Não há evidências de que o 13º brasileiro tenha essa finalidade. O pagamento no Brasil é mensal, diferentemente de outros países, como os Estados Unidos, onde é semanal. De modo que o argumento não se adequa à realidade brasileira. Por exemplo, se o trabalhador estiver empregado apenas por 20 dias de um mês do ano, ele fará jus a 1/12 (um doze avos) do 13º salário, recebendo o proporcional como se tivesse trabalhado por todo mês, mesmo tendo trabalhado menos de 30 dias. Portanto, não faz sentido o raciocínio por semanas.

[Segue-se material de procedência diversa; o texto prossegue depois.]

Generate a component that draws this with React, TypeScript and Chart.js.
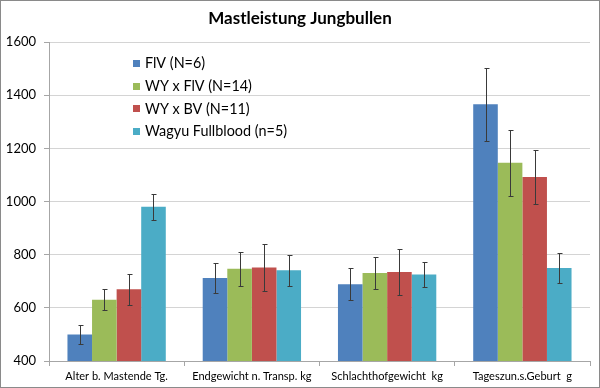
import React, { useEffect, useRef } from "react";
import { Chart, registerables } from "chart.js";

Chart.register(...registerables);

const TITLE = "Mastleistung Jungbullen";
const categories = [
  "Alter b. Mastende Tg.",
  "Endgewicht n. Transp. kg",
  "Schlachthofgewicht  kg",
  "Tageszun.s.Geburt  g",
];
const seriesNames = ["FlV (N=6)", "WY x FlV (N=14)", "WY x BV (N=11)", "Wagyu Fullblood (n=5)"];
const seriesColors = ["#4F81BD", "#9BBB59", "#C0504D", "#4BACC6"];
const flvValues = [500, 712, 689, 1366];
const flvErrors = [37, 58, 60, 138];
const wyFlvValues = [630, 747, 731, 1146];
const wyFlvErrors = [39, 64, 60, 124];
const wyBvValues = [670, 752, 735, 1092];
const wyBvErrors = [58, 90, 85, 100];
const wagyuValues = [980, 741, 725, 750];
const wagyuErrors = [48, 58, 48, 55];
const yMin = 400;
const yMax = 1600;
const yStep = 200;

const FONT = "Lato, 'Open Sans', sans-serif";

const allValues = [flvValues, wyFlvValues, wyBvValues, wagyuValues];
const allErrors = [flvErrors, wyFlvErrors, wyBvErrors, wagyuErrors];

const framePlugin = {
  id: "frame",
  beforeDraw(chart: any) {
    const { ctx, width, height } = chart;
    ctx.save();
    ctx.fillStyle = "#ffffff";
    ctx.fillRect(0, 0, width, height);
    ctx.strokeStyle = "#8a8a8a";
    ctx.lineWidth = 1;
    ctx.strokeRect(0.5, 0.5, width - 1, height - 1);
    ctx.fillStyle = "#000000";
    ctx.font = `bold 17px ${FONT}`;
    ctx.textAlign = "center";
    ctx.textBaseline = "middle";
    ctx.fillText(TITLE, width / 2, 19);
    ctx.restore();
  },
};

const errorBarPlugin = {
  id: "errorBars",
  afterDatasetsDraw(chart: any) {
    const { ctx } = chart;
    const yScale = chart.scales.y;
    ctx.save();
    ctx.strokeStyle = "#3a3a3a";
    ctx.lineWidth = 1;
    chart.data.datasets.forEach((ds: any, di: number) => {
      const meta = chart.getDatasetMeta(di);
      meta.data.forEach((el: any, i: number) => {
        const v = ds.data[i];
        const e = ds.errors[i];
        const x = Math.round(el.x) + 0.5;
        const yt = Math.round(yScale.getPixelForValue(v + e)) + 0.5;
        const yb = Math.round(yScale.getPixelForValue(v - e)) + 0.5;
        ctx.beginPath();
        ctx.moveTo(x, yt);
        ctx.lineTo(x, yb);
        ctx.moveTo(x - 2, yt);
        ctx.lineTo(x + 3, yt);
        ctx.moveTo(x - 2, yb);
        ctx.lineTo(x + 3, yb);
        ctx.stroke();
      });
    });
    ctx.restore();
  },
};

const legendPlugin = {
  id: "innerLegend",
  afterDraw(chart: any) {
    const { ctx } = chart;
    ctx.save();
    ctx.font = `14.4px ${FONT}`;
    ctx.textBaseline = "middle";
    ctx.textAlign = "left";
    chart.data.datasets.forEach((ds: any, i: number) => {
      const cy = 63.5 + i * 22.7;
      ctx.fillStyle = ds.backgroundColor;
      ctx.fillRect(133, Math.round(cy - 3.5), 7, 7);
      ctx.fillStyle = "#000000";
      ctx.fillText(ds.label, 145, cy);
    });
    ctx.restore();
  },
};

export default function App() {
  const ref = useRef<HTMLCanvasElement | null>(null);
  useEffect(() => {
    if (!ref.current) return;
    const chart = new Chart(ref.current, {
      type: "bar",
      data: {
        labels: categories,
        datasets: seriesNames.map((name, i) => ({
          label: name,
          data: allValues[i],
          errors: allErrors[i],
          backgroundColor: seriesColors[i],
          borderWidth: 0,
          categoryPercentage: 0.727,
          barPercentage: 1.0,
        })) as any,
      },
      options: {
        responsive: false,
        animation: false,
        layout: { padding: { top: 42, right: 10, left: 0, bottom: 0 } },
        plugins: {
          legend: { display: false },
          title: { display: false },
          tooltip: { enabled: false },
        },
        scales: {
          x: {
            grid: {
              display: true,
              drawOnChartArea: false,
              drawTicks: true,
              tickLength: 5,
              color: "#a6a6a6",
              offset: true,
            },
            border: { color: "#a6a6a6" },
            ticks: {
              color: "#000000",
              font: { family: FONT, size: 11 },
              padding: 4,
              maxRotation: 0,
              autoSkip: false,
            },
            afterFit(scale: any) {
              scale.height = 27;
            },
          },
          y: {
            min: yMin,
            max: yMax,
            grid: {
              color: "#d4d4d4",
              tickLength: 5,
              tickColor: "#a6a6a6",
            },
            border: { color: "#a6a6a6" },
            ticks: {
              stepSize: yStep,
              color: "#000000",
              font: { family: FONT, size: 13 },
              padding: 8,
              callback: (v: any) => String(v),
            },
            afterFit(scale: any) {
              scale.width = 49;
            },
          },
        },
      } as any,
      plugins: [framePlugin, errorBarPlugin, legendPlugin],
    });
    return () => chart.destroy();
  }, []);
  return (
    <div style={{ position: "absolute", left: 0, top: 0, width: 600, height: 388 }}>
      <canvas ref={ref} width={600} height={388} />
    </div>
  );
}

Outra dúvida é sobre se o 13º seria uma cláusula pétrea — e, dessa forma, imutável — da Constituição:
O 13º está previsto no art. 7º da Constituição Federal, que trata dos direitos sociais dos trabalhadores. O art. 60 da Constituição Federal inclui os direitos e garantias individuais dentre as cláusulas pétreas, ou seja, direitos que não podem ser extintos pelo legislador. Na doutrina há o entendimento que os direitos e garantias individuais não se restringem ao artigo 5º da Constituição Federal, estendendo-se por todo o texto constitucional. No entanto, especificamente quanto aos direitos sociais, onde está inserido o 13º salário, não há consenso entre os doutrinadores sobre tais direitos estarem ou não inseridos dentre as cláusulas pétreas. Até o momento, o STF não se posicionou especificamente sobre a questão. Para os que entendem os direitos sociais como cláusula pétrea, o 13º estaria garantido permanentemente, cabendo apenas ampliá-lo, mas não extingui-lo ou reduzi-lo — explica a consultora.